The department cited a Hong Kong news report published late last year about a woman who suffered mercury poisoning after using a face cream she bought on Taobao. The cream’s mercury content was later found to be more than 35,000 times higher than China’s maximum allowable level (MAL), which is also 1ppm.

The FDA yesterday said that the use of mercury in the production of cosmetics has been banned in Taiwan since the early 1980s due to concerns about the metal’s neurotoxic properties.

However, in 2008, regulations were eased to allow 1ppm of mercury in the final cosmetic product, given the chemical residue that is unavoidably imparted during manufacturing, FDA official Yeh Meng-yi (葉孟宜) said.

Yeh added that the same limit is in place in the EU, Japan and South Korea.

When asked how Taiwan’s MAL differs from China’s, Yeh said the difference “lies in the principle.”

“While the outcome might be the same, Taiwan’s regulations state that no mercury can be ‘used’ at all in the production of cosmetics.

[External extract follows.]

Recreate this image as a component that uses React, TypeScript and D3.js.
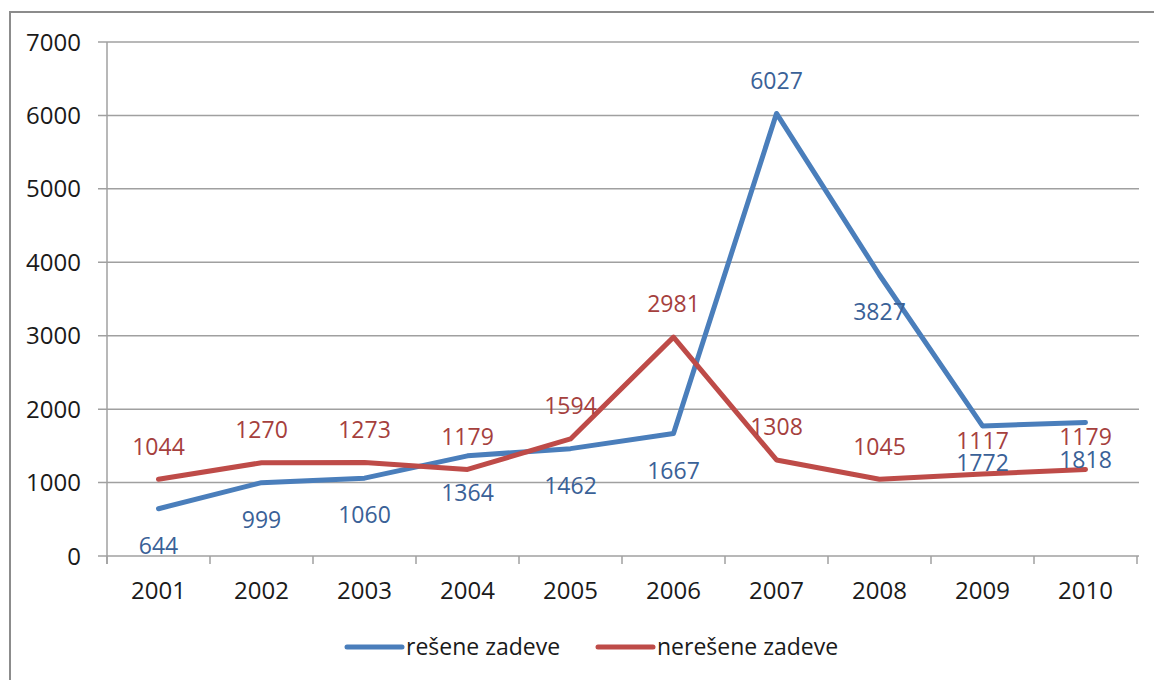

The 1 ppm only applies to finished products and is an extremely low amount,” Yeh said, adding that the metal is allowed only in the form of non-deliberate residue.

In addition, China has relatively poor quality control, rendering the limit void most of the time, Yeh said, adding that between 2010 and last year, four of 37 cosmetic products deemed substandard after officials subjected them to heavy metals testing came from China.